On Thu, 2007-06-14 at 18:24 -0400, Forest Bond wrote:
> On Thu, Jun 14, 2007 at 10:13:32PM -0000, SmileyChris wrote:
> > > What  you want is "[-A-Za-z0-9_]+".
> > >
> > > The reason [-\w] doesn't work is because inside character classes
> > > ([...]), \w no longer means "alphanumeric characters". It's just a
> > > character escape.
> > 
> > Alternately, make the string a "raw" one (note the r before the
> > quote):
> > r'[-\w]+'
> 
> Not sure that's true.  Malcolm was indicating that it is a character escape at
> the reg-exp level, not the Python string-parsing level.
> 
> Character classes can't be merged in Python reg-exps.  \w represents an entire
> character class, and, consequently, can't be merged with other classes by
> putting \w inside the new character class.
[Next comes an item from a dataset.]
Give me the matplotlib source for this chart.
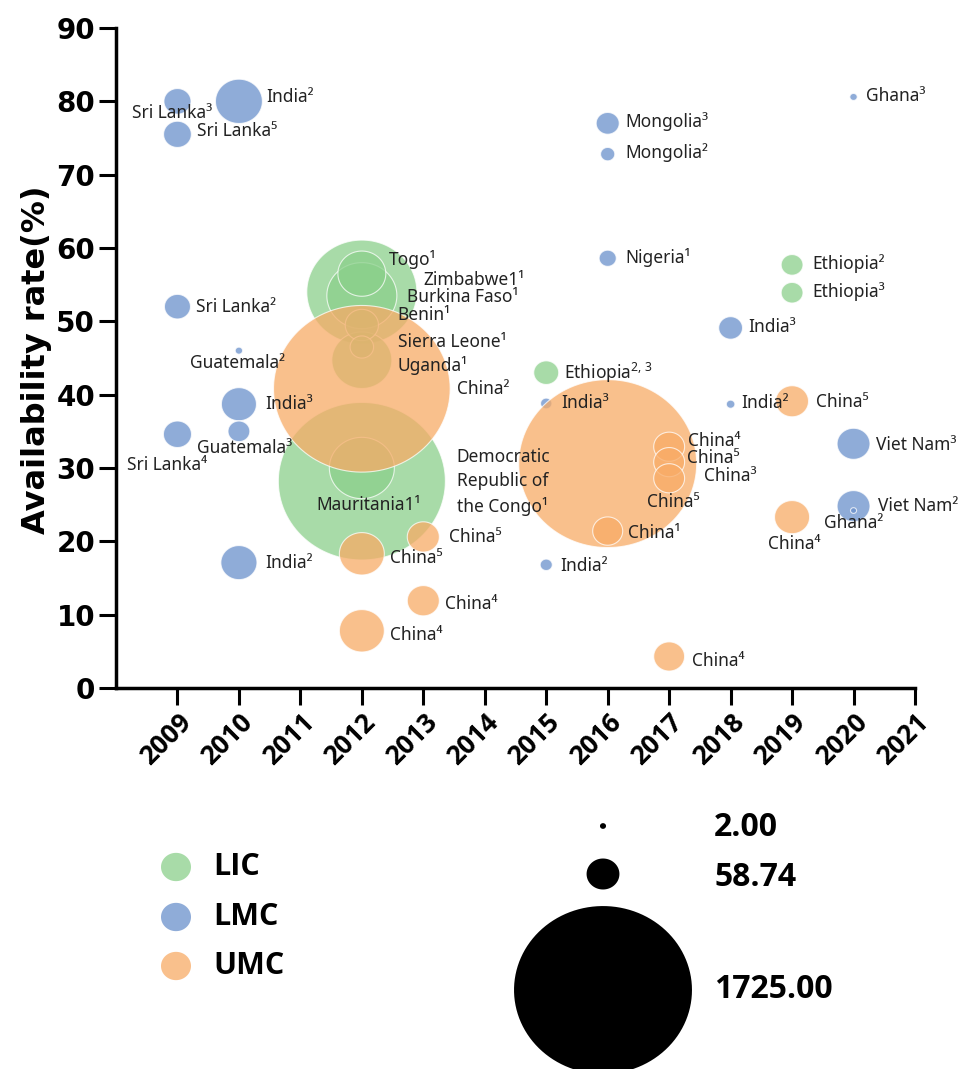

Chris is right; I am clearly on drugs (again).

        In [6]: re.match(r'[-\w]+', '12-34-56').group()
        Out[6]: '12-34-56'

That was what I thought the answer was and then when I tested it before
making my reply it didn't work and the rationalisation seemed sound, so
I went with what worked. However, I must have made a typo when testing.